Jurisprudence relative à une gestation gémellaire

Alors qu’il intervenait dans un haras où il effectuait le suivi gynécologique des juments, un vétérinaire a été condamné en première instance pour ne pas avoir informé directement le propriétaire d’une jument d’une double ovulation qui a secondairement abouti à une gestation gémellaire et à un avortement.

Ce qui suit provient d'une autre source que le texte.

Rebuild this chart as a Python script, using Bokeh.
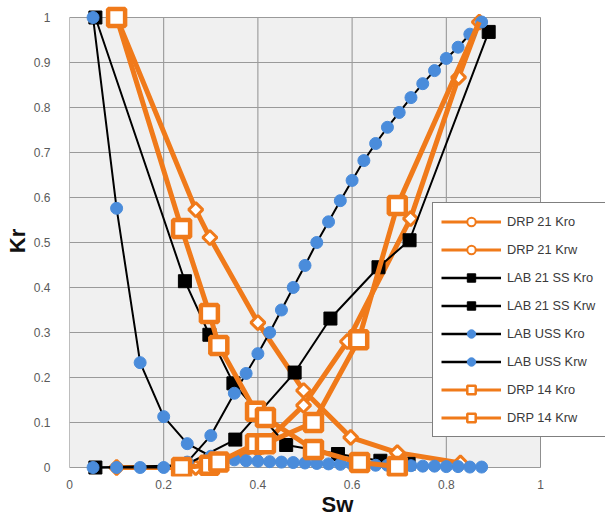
from bokeh.plotting import figure
from bokeh.models import Legend, LegendItem, FixedTicker, NumeralTickFormatter, BoxAnnotation
from bokeh.embed import file_html
from bokeh.resources import INLINE

# ---------------- data ----------------
x_ticks = [0, 0.2, 0.4, 0.6, 0.8, 1.0]
y_ticks = [0, 0.1, 0.2, 0.3, 0.4, 0.5, 0.6, 0.7, 0.8, 0.9, 1.0]

drp21_kro_sw = [0.10, 0.268, 0.298, 0.40, 0.497, 0.597, 0.696, 0.83]
drp21_kro = [1.00, 0.573, 0.511, 0.322, 0.171, 0.067, 0.033, 0.010]
drp21_krw_sw = [0.10, 0.268, 0.298, 0.40, 0.497, 0.59, 0.724, 0.826, 0.87]
drp21_krw = [0.0, 0.0, 0.005, 0.04, 0.138, 0.28, 0.553, 0.867, 0.99]

lab21_kro_sw = [0.055, 0.245, 0.297, 0.348, 0.46, 0.57, 0.66, 0.72]
lab21_kro = [1.0, 0.414, 0.295, 0.187, 0.05, 0.03, 0.015, 0.008]
lab21_krw_sw = [0.055, 0.245, 0.352, 0.478, 0.554, 0.656, 0.722, 0.89]
lab21_krw = [0.0, 0.005, 0.062, 0.211, 0.331, 0.445, 0.505, 0.968]

uss_sw = [0.05, 0.10, 0.15, 0.20, 0.25, 0.30, 0.35, 0.375, 0.40, 0.425, 0.45, 0.475,
          0.50, 0.525, 0.55, 0.575, 0.60, 0.625, 0.65, 0.675, 0.70, 0.725, 0.75,
          0.775, 0.80, 0.825, 0.85, 0.875]
uss_kro = [1.0, 0.576, 0.233, 0.113, 0.053, 0.025, 0.017, 0.015, 0.014, 0.013, 0.012,
           0.011, 0.010, 0.009, 0.008, 0.007, 0.007, 0.006, 0.005, 0.005, 0.004, 0.004,
           0.003, 0.003, 0.002, 0.002, 0.001, 0.001]
uss_krw = [0.0, 0.0, 0.0, 0.0, 0.012, 0.071, 0.165, 0.209, 0.253, 0.300, 0.350, 0.400,
           0.449, 0.500, 0.546, 0.593, 0.638, 0.682, 0.720, 0.756, 0.789, 0.822, 0.853,
           0.882, 0.909, 0.934, 0.963, 0.990]

drp14_kro_sw = [0.10, 0.238, 0.297, 0.317, 0.395, 0.416, 0.518, 0.616, 0.696]
drp14_kro = [1.0, 0.531, 0.342, 0.271, 0.125, 0.111, 0.040, 0.011, 0.002]
drp14_krw_sw = [0.238, 0.297, 0.317, 0.395, 0.416, 0.518, 0.614, 0.696, 0.87]
drp14_krw = [0.0, 0.005, 0.012, 0.053, 0.053, 0.10, 0.284, 0.582, 0.99]

labels = ["DRP 21 Kro", "DRP 21 Krw", "LAB 21 SS Kro", "LAB 21 SS Krw",
          "LAB USS Kro", "LAB USS Krw", "DRP 14 Kro", "DRP 14 Krw"]

# ---------------- styles ----------------
ORANGE = "#F07A1A"
BLUE = "#4A8CDB"
FONT = "Liberation Sans"
AX_MIN, AX_MAX = 0.0, 1.0

# frame runs past the 0..1 plot area so markers and the legend are not clipped
p = figure(width=605, height=525, x_range=(0, 1.138), y_range=(-0.02, 1.0267),
           output_backend="svg", toolbar_location=None,
           min_border_left=69, min_border_right=0, min_border_top=5, min_border_bottom=49)
p.background_fill_color = "white"
p.border_fill_color = "white"
p.outline_line_color = None
p.xgrid.visible = False
p.ygrid.visible = False

p.add_layout(BoxAnnotation(left=AX_MIN, right=AX_MAX, bottom=AX_MIN, top=AX_MAX,
                           fill_color="#f0f0f0", fill_alpha=1, line_color="#8a8a8a",
                           line_width=1, level="underlay"))

# grid lines inside the plot area
p.segment(x0=x_ticks, y0=[AX_MIN] * len(x_ticks), x1=x_ticks, y1=[AX_MAX] * len(x_ticks),
          line_color="#8f8f8f", line_width=1)
p.segment(x0=[AX_MIN] * len(y_ticks), y0=y_ticks, x1=[AX_MAX] * len(y_ticks), y1=y_ticks,
          line_color="#9a9a9a", line_width=1)

p.xaxis.ticker = FixedTicker(ticks=x_ticks)
p.yaxis.ticker = FixedTicker(ticks=y_ticks)
for ax in (p.xaxis, p.yaxis):
    ax.formatter = NumeralTickFormatter(format="0.[0]")
    ax.axis_line_color = None
    ax.major_tick_line_color = None
    ax.minor_tick_line_color = None
    ax.major_label_text_font = FONT
    ax.major_label_text_font_size = "12px"
    ax.major_label_text_color = "#5a5a5a"
    ax.axis_label_text_font = FONT
    ax.axis_label_text_font_size = "22px"
    ax.axis_label_text_font_style = "bold"
    ax.axis_label_text_color = "#111111"
p.xaxis.axis_label = "Sw"
p.yaxis.axis_label = "Kr"
p.xaxis.major_label_standoff = -3
p.yaxis.major_label_standoff = 13
p.xaxis.axis_label_standoff = 0
p.yaxis.axis_label_standoff = 1

ROT = 0.7854

# DRP 21
p.line(drp21_kro_sw, drp21_kro, line_color=ORANGE, line_width=5)
p.scatter(drp21_kro_sw, drp21_kro, marker="square", angle=ROT, size=10,
          fill_color="white", line_color=ORANGE, line_width=3)
p.line(drp21_krw_sw, drp21_krw, line_color=ORANGE, line_width=5)
p.scatter(drp21_krw_sw, drp21_krw, marker="square", angle=ROT, size=10,
          fill_color="white", line_color=ORANGE, line_width=3)

# LAB 21 SS
p.line(lab21_kro_sw, lab21_kro, line_color="black", line_width=2)
p.scatter(lab21_kro_sw, lab21_kro, marker="square", size=13, fill_color="black", line_color="black")
p.line(lab21_krw_sw, lab21_krw, line_color="black", line_width=2)
p.scatter(lab21_krw_sw, lab21_krw, marker="square", size=13, fill_color="black", line_color="black")

# LAB USS
p.line(uss_sw, uss_kro, line_color="black", line_width=2)
p.scatter(uss_sw, uss_kro, marker="circle", size=12, fill_color=BLUE, line_color=BLUE)
p.line(uss_sw, uss_krw, line_color="black", line_width=2)
p.scatter(uss_sw, uss_krw, marker="circle", size=12, fill_color=BLUE, line_color=BLUE)

# DRP 14
p.line(drp14_kro_sw, drp14_kro, line_color=ORANGE, line_width=5)
p.scatter(drp14_kro_sw, drp14_kro, marker="square", size=17,
          fill_color="white", line_color=ORANGE, line_width=4.5)
p.line(drp14_krw_sw, drp14_krw, line_color=ORANGE, line_width=5)
# the last DRP 14 Krw point is drawn without a marker in the reference
p.scatter(drp14_krw_sw[:-1], drp14_krw[:-1], marker="square", size=17,
          fill_color="white", line_color=ORANGE, line_width=4.5)

# ---------------- legend (hidden, smaller copies of each series) ----------------
series = [(drp21_kro_sw, drp21_kro), (drp21_krw_sw, drp21_krw),
          (lab21_kro_sw, lab21_kro), (lab21_krw_sw, lab21_krw),
          (uss_sw, uss_kro), (uss_sw, uss_krw),
          (drp14_kro_sw, drp14_kro), (drp14_krw_sw, drp14_krw)]
styles = [
    (ORANGE, 3, "circle", 7, "white", ORANGE, 2),
    (ORANGE, 3, "circle", 7, "white", ORANGE, 2),
    ("black", 2.5, "square", 8, "black", "black", 1),
    ("black", 2.5, "square", 8, "black", "black", 1),
    ("black", 2.5, "circle", 5, BLUE, BLUE, 1),
    ("black", 2.5, "circle", 5, BLUE, BLUE, 1),
    (ORANGE, 3, "square", 9, "white", ORANGE, 2.5),
    (ORANGE, 3, "square", 9, "white", ORANGE, 2.5),
]
items = []
for lab, (sx, sy), (lc, lw, mk, ms, mf, ml, mlw) in zip(labels, series, styles):
    r1 = p.line(sx, sy, line_color=lc, line_width=lw, visible=False)
    r2 = p.scatter(sx, sy, marker=mk, size=ms, fill_color=mf, line_color=ml,
                   line_width=mlw, visible=False)
    items.append(LegendItem(label=lab, renderers=[r1, r2]))

legend = Legend(items=items, location=(363, 39))
legend.border_line_color = "black"
legend.border_line_width = 1.5
legend.background_fill_color = "white"
legend.background_fill_alpha = 1
legend.inactive_fill_alpha = 0
legend.label_text_font = FONT
legend.label_text_font_size = "12.8px"
legend.label_text_color = "#3a3a3a"
legend.glyph_width = 60
legend.glyph_height = 21
legend.label_height = 21
legend.label_width = 110
legend.spacing = 7
legend.padding = 8
legend.margin = 0
legend.label_standoff = 6
p.add_layout(legend)

open("out.html", "w").write(file_html(p, INLINE))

Le praticien a fait appel de cette décision, mais le jugement a été confirmé par la cour d’appel de Nancy, dans un arrêt en date du 9 juin 2011, motivé comme suit :

  • dans la mesure où le praticien facturait directement son intervention auprès du propriétaire de la jument, les obligations professionnelles du vétérinaire relatives au suivi de l’animal s’inscrivaient dans une relation contractuelle avec le propriétaire du cheval, et non dans une relation contractuelle avec le haras ;
    le vétérinaire a une obligation de conseil et d’information envers son client, inhérente aux relations contractuelles de ce type ;
    le diagnostic de double ovulation et de gestation, réalisé conformément aux données acquises de la science, aurait dû conduire le praticien, en vertu de son devoir de conseil et d’information, d’une part à alerter le propriétaire de la jument sur le risque de gémellité, et d’autre part à lui recommander de faire procéder à un examen échographique complémentaire entre le 25e et le 35e jour suivant la fécondation ;
    le vétérinaire ne conteste pas n’avoir pas procédé à cette double information ;
    par conséquent, il sera déclaré responsable du préjudice ainsi causé à son client ;
    le préjudice est évalué en tenant compte d’une part des frais exposés en vain, « cette vaine gestation s’étant traduite par une année de vie de la jument sans profit économique pour son propriétaire », et d’autre part de la perte de chance de gains lors de la vente d’un poulain qui n’a pas pu être réalisée.

Références

1. Code rural et de la pêche maritime. Article R242-48, en vigueur depuis le 16 mars 2015. Sous-paragraphe II : Devoirs envers les clients. https://www.legifrance.gouv.fr/codes/article_lc/LEGIARTI000030361105/

2. Mespoulhès-Rivière C, Lassalas P. Les lacérations rectales chez le cheval : conduite à tenir, implications juridiques et pronostic. Prat. Vét. Equine. 2014;184:28-37.